Depending on the timing of the RR’s undisclosed OBA’s and his false certifications, the RR violated either NASD Rules 3030 (outside business activities) and 2110 (ethical standards), or FINRA Rules 3270 (outside business activities) and 2010 (ethical standards).
For all these violations, the RR received a 10-month suspension.
3. CONDUCTING INADEQUATE DUE DILIGENCE FOR AN OFFERING OF CONVERTIBLE NOTES. This matter involved an RR who, in connection with an offering of convertible notes, did not adequately verify the issuer’s representations or investigate the background of management.
In 2013, the issuer sought financing to develop a digital signage advertising network. The issuer retained the RR’s firm to undertake a private placement, a $1 million “best efforts” offering of subordinated convertible notes with no minimum requirement. The issuer claimed that the securities offering was exempt from registration under Rule 506(b) of Regulation D of the Securities Act of 1933. The issuer’s president signed an investment banking agreement with the RR’s firm in August 2013, and the firm’s president signed the agreement in September 2013. The RR began his review and investigation of the issuer in preparation for the offering shortly thereafter.

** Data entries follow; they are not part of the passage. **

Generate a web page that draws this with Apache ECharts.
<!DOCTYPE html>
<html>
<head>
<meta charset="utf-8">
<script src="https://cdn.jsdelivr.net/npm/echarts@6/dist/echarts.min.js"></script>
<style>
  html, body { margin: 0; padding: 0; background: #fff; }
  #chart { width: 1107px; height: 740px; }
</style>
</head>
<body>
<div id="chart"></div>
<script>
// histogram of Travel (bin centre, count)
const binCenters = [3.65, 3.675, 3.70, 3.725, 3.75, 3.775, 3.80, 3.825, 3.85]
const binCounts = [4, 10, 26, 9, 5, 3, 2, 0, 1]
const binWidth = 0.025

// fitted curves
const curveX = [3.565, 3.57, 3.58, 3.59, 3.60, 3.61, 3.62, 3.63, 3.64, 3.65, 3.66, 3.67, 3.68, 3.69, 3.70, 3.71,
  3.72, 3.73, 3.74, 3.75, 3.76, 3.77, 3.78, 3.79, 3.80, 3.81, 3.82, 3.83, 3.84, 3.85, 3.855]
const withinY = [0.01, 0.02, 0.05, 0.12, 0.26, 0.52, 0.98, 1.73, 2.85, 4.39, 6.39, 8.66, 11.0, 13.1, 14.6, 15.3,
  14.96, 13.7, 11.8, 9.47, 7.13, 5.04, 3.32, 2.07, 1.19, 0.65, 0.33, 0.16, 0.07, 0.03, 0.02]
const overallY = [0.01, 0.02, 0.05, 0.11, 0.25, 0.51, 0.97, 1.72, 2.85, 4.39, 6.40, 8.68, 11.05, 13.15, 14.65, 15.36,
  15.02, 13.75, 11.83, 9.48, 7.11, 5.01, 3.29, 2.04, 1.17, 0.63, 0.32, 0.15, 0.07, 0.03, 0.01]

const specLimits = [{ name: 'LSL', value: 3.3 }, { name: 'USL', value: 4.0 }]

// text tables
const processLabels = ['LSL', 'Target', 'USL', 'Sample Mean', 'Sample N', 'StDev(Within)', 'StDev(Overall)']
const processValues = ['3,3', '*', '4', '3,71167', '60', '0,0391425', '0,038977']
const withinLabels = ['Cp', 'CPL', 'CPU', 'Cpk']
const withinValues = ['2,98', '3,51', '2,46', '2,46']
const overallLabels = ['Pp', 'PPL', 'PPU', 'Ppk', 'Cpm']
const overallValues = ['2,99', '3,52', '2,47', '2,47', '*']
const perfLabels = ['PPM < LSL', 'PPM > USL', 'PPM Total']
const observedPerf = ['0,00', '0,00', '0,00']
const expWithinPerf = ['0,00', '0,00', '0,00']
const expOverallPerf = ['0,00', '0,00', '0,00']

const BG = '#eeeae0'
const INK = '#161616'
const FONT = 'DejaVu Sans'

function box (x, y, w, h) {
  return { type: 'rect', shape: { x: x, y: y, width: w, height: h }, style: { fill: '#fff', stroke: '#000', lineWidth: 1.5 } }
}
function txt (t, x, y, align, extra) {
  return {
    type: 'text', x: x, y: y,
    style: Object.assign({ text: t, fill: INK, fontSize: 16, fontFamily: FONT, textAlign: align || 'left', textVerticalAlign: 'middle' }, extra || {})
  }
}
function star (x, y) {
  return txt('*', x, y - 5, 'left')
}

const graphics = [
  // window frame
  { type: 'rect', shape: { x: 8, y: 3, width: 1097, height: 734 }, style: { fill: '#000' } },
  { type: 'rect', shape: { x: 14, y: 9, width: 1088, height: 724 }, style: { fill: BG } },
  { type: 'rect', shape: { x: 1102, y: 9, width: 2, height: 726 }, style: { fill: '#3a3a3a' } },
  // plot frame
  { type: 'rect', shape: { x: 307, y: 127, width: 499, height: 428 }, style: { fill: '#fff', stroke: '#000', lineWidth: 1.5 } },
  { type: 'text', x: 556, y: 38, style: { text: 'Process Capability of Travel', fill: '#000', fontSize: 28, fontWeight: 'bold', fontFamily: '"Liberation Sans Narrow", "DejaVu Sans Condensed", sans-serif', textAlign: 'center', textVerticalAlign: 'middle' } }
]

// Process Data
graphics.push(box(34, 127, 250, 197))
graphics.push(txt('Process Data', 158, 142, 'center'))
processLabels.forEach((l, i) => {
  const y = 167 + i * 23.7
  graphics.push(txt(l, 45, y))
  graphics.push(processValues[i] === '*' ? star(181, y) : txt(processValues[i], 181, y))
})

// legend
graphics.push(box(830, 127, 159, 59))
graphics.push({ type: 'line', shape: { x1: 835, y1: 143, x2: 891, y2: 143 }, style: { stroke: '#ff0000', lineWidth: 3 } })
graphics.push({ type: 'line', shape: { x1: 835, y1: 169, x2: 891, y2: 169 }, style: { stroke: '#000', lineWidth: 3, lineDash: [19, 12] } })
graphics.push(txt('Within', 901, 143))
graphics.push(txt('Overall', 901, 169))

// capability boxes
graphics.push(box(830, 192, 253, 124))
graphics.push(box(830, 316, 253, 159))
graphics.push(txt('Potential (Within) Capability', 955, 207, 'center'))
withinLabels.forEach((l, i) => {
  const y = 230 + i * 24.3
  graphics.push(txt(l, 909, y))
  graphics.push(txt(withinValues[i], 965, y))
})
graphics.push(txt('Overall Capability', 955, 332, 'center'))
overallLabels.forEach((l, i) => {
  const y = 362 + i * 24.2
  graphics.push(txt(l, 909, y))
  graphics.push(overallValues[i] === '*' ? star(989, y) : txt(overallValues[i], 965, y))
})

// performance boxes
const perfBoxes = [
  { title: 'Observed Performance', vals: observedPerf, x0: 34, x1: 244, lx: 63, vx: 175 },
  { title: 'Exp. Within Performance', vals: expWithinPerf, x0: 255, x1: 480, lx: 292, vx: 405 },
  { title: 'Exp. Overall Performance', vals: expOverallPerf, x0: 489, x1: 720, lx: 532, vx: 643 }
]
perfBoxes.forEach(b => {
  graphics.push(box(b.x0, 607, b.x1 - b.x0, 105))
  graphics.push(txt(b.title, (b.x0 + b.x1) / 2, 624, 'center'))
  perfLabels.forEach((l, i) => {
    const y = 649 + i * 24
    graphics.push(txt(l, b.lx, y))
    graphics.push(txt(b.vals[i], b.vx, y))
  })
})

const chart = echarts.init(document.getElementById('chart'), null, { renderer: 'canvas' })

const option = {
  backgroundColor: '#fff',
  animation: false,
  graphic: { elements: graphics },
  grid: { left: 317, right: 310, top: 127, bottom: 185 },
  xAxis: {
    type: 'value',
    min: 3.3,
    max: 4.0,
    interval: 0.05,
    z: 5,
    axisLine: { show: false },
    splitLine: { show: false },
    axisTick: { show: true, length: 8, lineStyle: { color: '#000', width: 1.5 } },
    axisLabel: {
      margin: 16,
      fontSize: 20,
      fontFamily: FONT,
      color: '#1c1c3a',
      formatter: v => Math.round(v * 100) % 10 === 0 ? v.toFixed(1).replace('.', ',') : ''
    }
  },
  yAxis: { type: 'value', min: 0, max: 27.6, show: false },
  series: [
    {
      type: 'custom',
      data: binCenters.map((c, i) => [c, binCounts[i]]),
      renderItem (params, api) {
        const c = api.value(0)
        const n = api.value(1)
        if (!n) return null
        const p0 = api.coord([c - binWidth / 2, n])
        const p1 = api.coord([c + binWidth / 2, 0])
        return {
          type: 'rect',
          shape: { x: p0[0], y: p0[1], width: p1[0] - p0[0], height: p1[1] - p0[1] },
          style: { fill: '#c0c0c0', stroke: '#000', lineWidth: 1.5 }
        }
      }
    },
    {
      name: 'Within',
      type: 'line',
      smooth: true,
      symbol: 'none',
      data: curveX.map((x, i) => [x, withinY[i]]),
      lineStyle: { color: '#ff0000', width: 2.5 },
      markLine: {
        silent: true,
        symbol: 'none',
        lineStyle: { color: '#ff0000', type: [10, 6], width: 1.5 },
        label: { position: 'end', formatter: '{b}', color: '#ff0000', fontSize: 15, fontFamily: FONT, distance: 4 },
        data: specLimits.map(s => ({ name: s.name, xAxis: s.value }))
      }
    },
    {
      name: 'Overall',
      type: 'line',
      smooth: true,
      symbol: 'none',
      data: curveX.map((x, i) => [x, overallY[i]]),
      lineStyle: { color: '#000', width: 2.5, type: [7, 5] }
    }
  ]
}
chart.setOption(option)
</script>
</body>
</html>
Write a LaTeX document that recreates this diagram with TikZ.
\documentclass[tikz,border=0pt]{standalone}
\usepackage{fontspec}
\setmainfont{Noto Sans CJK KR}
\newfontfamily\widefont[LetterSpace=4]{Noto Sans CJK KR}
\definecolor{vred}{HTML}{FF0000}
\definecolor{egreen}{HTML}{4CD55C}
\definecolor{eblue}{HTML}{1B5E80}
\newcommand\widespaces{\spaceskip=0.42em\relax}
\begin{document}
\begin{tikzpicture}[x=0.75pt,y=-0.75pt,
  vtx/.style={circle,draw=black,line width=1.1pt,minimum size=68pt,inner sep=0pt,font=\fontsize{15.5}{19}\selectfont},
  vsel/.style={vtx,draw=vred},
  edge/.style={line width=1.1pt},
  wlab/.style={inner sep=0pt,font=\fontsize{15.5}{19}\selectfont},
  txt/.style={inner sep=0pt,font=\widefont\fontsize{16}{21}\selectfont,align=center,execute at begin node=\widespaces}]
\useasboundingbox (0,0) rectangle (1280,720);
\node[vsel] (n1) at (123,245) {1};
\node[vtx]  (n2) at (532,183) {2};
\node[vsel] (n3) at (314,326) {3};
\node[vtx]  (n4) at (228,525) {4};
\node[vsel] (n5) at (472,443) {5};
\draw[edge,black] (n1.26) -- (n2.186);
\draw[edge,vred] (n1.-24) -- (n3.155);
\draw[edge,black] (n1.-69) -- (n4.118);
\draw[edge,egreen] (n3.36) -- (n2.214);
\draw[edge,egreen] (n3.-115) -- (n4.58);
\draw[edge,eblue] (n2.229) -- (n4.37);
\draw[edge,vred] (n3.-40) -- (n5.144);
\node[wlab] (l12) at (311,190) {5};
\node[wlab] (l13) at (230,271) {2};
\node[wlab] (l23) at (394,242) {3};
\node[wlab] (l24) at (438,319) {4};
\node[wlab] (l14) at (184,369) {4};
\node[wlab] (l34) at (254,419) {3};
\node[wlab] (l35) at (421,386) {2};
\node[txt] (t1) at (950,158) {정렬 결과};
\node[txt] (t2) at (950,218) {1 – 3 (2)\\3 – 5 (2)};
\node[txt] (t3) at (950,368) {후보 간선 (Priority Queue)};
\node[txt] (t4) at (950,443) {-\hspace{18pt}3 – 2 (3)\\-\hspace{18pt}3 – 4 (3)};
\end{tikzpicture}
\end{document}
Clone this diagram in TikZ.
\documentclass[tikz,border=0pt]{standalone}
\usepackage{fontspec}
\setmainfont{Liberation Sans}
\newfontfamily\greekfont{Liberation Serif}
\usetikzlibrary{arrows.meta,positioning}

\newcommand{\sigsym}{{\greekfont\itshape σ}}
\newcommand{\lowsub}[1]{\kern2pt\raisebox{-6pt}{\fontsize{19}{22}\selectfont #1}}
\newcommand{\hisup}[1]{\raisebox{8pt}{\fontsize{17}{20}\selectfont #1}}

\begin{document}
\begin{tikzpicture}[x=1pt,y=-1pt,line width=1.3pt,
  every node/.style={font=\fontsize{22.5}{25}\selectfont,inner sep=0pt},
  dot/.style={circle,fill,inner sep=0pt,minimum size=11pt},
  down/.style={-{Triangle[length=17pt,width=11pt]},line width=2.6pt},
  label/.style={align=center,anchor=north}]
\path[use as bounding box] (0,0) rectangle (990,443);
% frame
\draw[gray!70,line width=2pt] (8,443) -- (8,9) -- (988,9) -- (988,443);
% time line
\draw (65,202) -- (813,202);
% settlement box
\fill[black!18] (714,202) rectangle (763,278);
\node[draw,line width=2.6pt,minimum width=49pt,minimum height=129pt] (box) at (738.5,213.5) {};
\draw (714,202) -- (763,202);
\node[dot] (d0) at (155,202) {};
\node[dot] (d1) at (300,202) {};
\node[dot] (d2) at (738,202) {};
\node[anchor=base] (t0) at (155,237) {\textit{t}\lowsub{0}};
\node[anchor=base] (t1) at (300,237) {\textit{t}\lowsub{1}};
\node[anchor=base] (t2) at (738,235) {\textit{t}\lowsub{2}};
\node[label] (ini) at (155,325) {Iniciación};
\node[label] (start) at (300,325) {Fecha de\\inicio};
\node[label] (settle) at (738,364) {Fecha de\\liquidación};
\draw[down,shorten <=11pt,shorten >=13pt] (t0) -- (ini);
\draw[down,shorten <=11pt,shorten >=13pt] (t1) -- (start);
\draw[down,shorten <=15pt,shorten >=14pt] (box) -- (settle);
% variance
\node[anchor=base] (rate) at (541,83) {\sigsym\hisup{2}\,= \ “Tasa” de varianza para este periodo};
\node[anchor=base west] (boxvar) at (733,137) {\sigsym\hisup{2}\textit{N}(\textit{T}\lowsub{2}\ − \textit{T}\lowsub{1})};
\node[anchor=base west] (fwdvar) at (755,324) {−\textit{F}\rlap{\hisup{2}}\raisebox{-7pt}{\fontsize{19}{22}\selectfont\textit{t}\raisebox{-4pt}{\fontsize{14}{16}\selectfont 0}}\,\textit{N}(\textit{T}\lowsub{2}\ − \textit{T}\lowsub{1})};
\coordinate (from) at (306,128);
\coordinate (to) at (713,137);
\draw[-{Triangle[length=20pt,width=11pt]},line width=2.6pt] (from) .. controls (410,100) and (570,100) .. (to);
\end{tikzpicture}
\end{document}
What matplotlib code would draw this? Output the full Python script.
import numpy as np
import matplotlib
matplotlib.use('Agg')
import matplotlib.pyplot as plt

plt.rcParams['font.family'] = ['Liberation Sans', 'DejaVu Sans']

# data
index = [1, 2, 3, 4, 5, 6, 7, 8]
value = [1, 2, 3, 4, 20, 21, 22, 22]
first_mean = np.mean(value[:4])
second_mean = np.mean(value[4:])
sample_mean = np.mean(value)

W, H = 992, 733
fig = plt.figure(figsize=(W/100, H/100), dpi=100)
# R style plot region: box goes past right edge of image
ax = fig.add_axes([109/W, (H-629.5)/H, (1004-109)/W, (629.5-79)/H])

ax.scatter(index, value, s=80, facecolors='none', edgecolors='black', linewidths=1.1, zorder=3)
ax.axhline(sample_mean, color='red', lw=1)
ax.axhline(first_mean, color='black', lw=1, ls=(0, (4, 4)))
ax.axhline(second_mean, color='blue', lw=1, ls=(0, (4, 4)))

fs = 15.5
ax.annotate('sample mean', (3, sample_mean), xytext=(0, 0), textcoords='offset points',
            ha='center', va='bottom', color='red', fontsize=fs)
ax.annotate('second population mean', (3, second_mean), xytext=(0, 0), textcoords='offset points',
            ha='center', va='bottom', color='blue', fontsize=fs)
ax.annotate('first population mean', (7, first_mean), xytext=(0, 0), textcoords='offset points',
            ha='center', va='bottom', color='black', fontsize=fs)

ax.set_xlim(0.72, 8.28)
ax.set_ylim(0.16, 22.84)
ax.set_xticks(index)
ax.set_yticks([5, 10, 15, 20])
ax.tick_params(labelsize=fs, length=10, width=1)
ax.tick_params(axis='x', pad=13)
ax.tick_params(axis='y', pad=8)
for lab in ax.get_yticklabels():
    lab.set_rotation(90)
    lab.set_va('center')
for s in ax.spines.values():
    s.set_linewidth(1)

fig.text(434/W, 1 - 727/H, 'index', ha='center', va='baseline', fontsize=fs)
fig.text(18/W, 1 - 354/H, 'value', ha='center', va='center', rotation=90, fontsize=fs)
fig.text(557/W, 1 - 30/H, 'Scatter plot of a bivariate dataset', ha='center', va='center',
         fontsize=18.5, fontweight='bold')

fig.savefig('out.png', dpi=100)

However, the RR did not adequately investigate representations made by the issuer; nor did he investigate significant discrepancies in materials provided by the issuer and which were central to the issuer’s business model - such as leases, signage sites and background information related to the issuer’s officers. With regard to the officers, had the RR adequately investigated the background of the issuer’s officers, he would have disclosed prior litigation alleging securities fraud and the existence of liens.
As a result, the RR had no valid basis on which he could conclude that the issuer’s convertible notes were suitable for any customer. Nevertheless, the RR recommended and sold $200,000 of the issuer notes to 2 customers of the firm – which earned him over $13,000 in commissions.
For violating FINRA Rules 2111(a) (suitability) and 2010 (ethical standards), the RR received a 30-day suspension, a $10,000 fine and was disgorged of his earned commissions.